> [Source data]:
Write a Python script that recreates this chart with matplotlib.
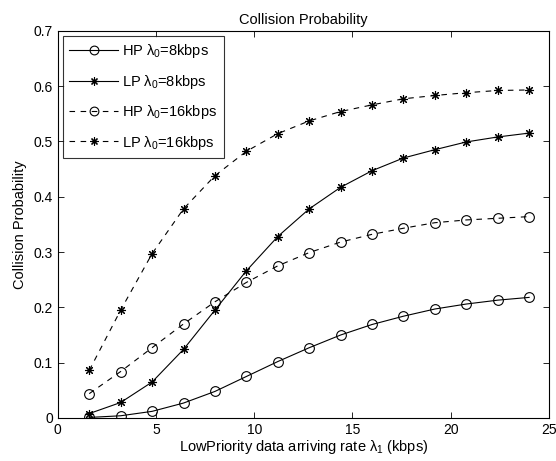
import matplotlib
matplotlib.use("Agg")
import matplotlib.pyplot as plt

plt.rcParams['font.family'] = ['Liberation Sans', 'DejaVu Sans']
plt.rcParams['mathtext.fontset'] = 'custom'
plt.rcParams['mathtext.rm'] = 'Liberation Sans'
plt.rcParams['mathtext.it'] = 'Liberation Sans'

x = [1.6, 3.2, 4.8, 6.4, 8.0, 9.6, 11.2, 12.8, 14.4, 16.0, 17.6, 19.2, 20.8, 22.4, 24.0]
hp8 = [0.001, 0.004, 0.012, 0.027, 0.048, 0.075, 0.102, 0.127, 0.150, 0.169, 0.184, 0.197, 0.206, 0.213, 0.218]
lp8 = [0.008, 0.028, 0.065, 0.124, 0.195, 0.266, 0.328, 0.378, 0.417, 0.447, 0.470, 0.485, 0.499, 0.508, 0.515]
hp16 = [0.044, 0.084, 0.127, 0.170, 0.210, 0.245, 0.275, 0.299, 0.318, 0.332, 0.343, 0.353, 0.358, 0.361, 0.364]
lp16 = [0.086, 0.195, 0.297, 0.378, 0.438, 0.482, 0.514, 0.537, 0.554, 0.566, 0.577, 0.583, 0.588, 0.592, 0.593]
labels = [r'HP $\lambda_0$=8kbps', r'LP $\lambda_0$=8kbps', r'HP $\lambda_0$=16kbps', r'LP $\lambda_0$=16kbps']

fig = plt.figure(figsize=(5.56, 4.61), dpi=100)
ax = fig.add_axes([0.104, 0.0933, 0.883, 0.84])

star = (8, 2, 0)
kw = dict(color='black', linewidth=0.8, markerfacecolor='none', markeredgecolor='black', markeredgewidth=0.8)
ax.plot(x, hp8, '-', marker='o', markersize=7, label=labels[0], **kw)
ax.plot(x, lp8, '-', marker=star, markersize=6.5, label=labels[1], **kw)
ax.plot(x, hp16, '--', marker='o', markersize=7, label=labels[2], dashes=(5, 5), **kw)
ax.plot(x, lp16, '--', marker=star, markersize=6.5, label=labels[3], dashes=(5, 5), **kw)

ax.set_xlim(0, 25)
ax.set_ylim(0, 0.7)
ax.set_xticks([0, 5, 10, 15, 20, 25])
ax.set_yticks([0, 0.1, 0.2, 0.3, 0.4, 0.5, 0.6, 0.7])
ax.set_yticklabels(['0', '0.1', '0.2', '0.3', '0.4', '0.5', '0.6', '0.7'])
ax.tick_params(direction='in', top=True, right=True, labelsize=10, length=4, width=0.6)
for s in ax.spines.values():
    s.set_linewidth(0.8)

ax.set_title('Collision Probability', fontsize=10.5, pad=5)
ax.set_xlabel(r'LowPriority data arriving rate $\lambda_1$ (kbps)', fontsize=10.5, labelpad=1)
ax.set_ylabel('Collision Probability', fontsize=10.5, labelpad=5)

leg = ax.legend(loc='upper left', fontsize=10.5, frameon=True, fancybox=False,
                edgecolor='black', handlelength=3.3, borderpad=0.45, labelspacing=0.85,
                handletextpad=0.3, borderaxespad=0.35, markerscale=0.9)
leg.get_frame().set_linewidth(0.8)

fig.savefig('out.png', dpi=100)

> [Task instructions]:
Leave the images out, please, and restate each line word for word.

> [The response]:
Write a Python script that recreates this chart with matplotlib.
import matplotlib
matplotlib.use("Agg")
import matplotlib.pyplot as plt

plt.rcParams['font.family'] = ['Liberation Sans', 'DejaVu Sans']
plt.rcParams['mathtext.fontset'] = 'custom'
plt.rcParams['mathtext.rm'] = 'Liberation Sans'
plt.rcParams['mathtext.it'] = 'Liberation Sans'

x = [1.6, 3.2, 4.8, 6.4, 8.0, 9.6, 11.2, 12.8, 14.4, 16.0, 17.6, 19.2, 20.8, 22.4, 24.0]
hp8 = [0.001, 0.004, 0.012, 0.027, 0.048, 0.075, 0.102, 0.127, 0.150, 0.169, 0.184, 0.197, 0.206, 0.213, 0.218]
lp8 = [0.008, 0.028, 0.065, 0.124, 0.195, 0.266, 0.328, 0.378, 0.417, 0.447, 0.470, 0.485, 0.499, 0.508, 0.515]
hp16 = [0.044, 0.084, 0.127, 0.170, 0.210, 0.245, 0.275, 0.299, 0.318, 0.332, 0.343, 0.353, 0.358, 0.361, 0.364]
lp16 = [0.086, 0.195, 0.297, 0.378, 0.438, 0.482, 0.514, 0.537, 0.554, 0.566, 0.577, 0.583, 0.588, 0.592, 0.593]
labels = [r'HP $\lambda_0$=8kbps', r'LP $\lambda_0$=8kbps', r'HP $\lambda_0$=16kbps', r'LP $\lambda_0$=16kbps']

fig = plt.figure(figsize=(5.56, 4.61), dpi=100)
ax = fig.add_axes([0.104, 0.0933, 0.883, 0.84])

star = (8, 2, 0)
kw = dict(color='black', linewidth=0.8, markerfacecolor='none', markeredgecolor='black', markeredgewidth=0.8)
ax.plot(x, hp8, '-', marker='o', markersize=7, label=labels[0], **kw)
ax.plot(x, lp8, '-', marker=star, markersize=6.5, label=labels[1], **kw)
ax.plot(x, hp16, '--', marker='o', markersize=7, label=labels[2], dashes=(5, 5), **kw)
ax.plot(x, lp16, '--', marker=star, markersize=6.5, label=labels[3], dashes=(5, 5), **kw)

ax.set_xlim(0, 25)
ax.set_ylim(0, 0.7)
ax.set_xticks([0, 5, 10, 15, 20, 25])
ax.set_yticks([0, 0.1, 0.2, 0.3, 0.4, 0.5, 0.6, 0.7])
ax.set_yticklabels(['0', '0.1', '0.2', '0.3', '0.4', '0.5', '0.6', '0.7'])
ax.tick_params(direction='in', top=True, right=True, labelsize=10, length=4, width=0.6)
for s in ax.spines.values():
    s.set_linewidth(0.8)

ax.set_title('Collision Probability', fontsize=10.5, pad=5)
ax.set_xlabel(r'LowPriority data arriving rate $\lambda_1$ (kbps)', fontsize=10.5, labelpad=1)
ax.set_ylabel('Collision Probability', fontsize=10.5, labelpad=5)

leg = ax.legend(loc='upper left', fontsize=10.5, frameon=True, fancybox=False,
                edgecolor='black', handlelength=3.3, borderpad=0.45, labelspacing=0.85,
                handletextpad=0.3, borderaxespad=0.35, markerscale=0.9)
leg.get_frame().set_linewidth(0.8)

fig.savefig('out.png', dpi=100)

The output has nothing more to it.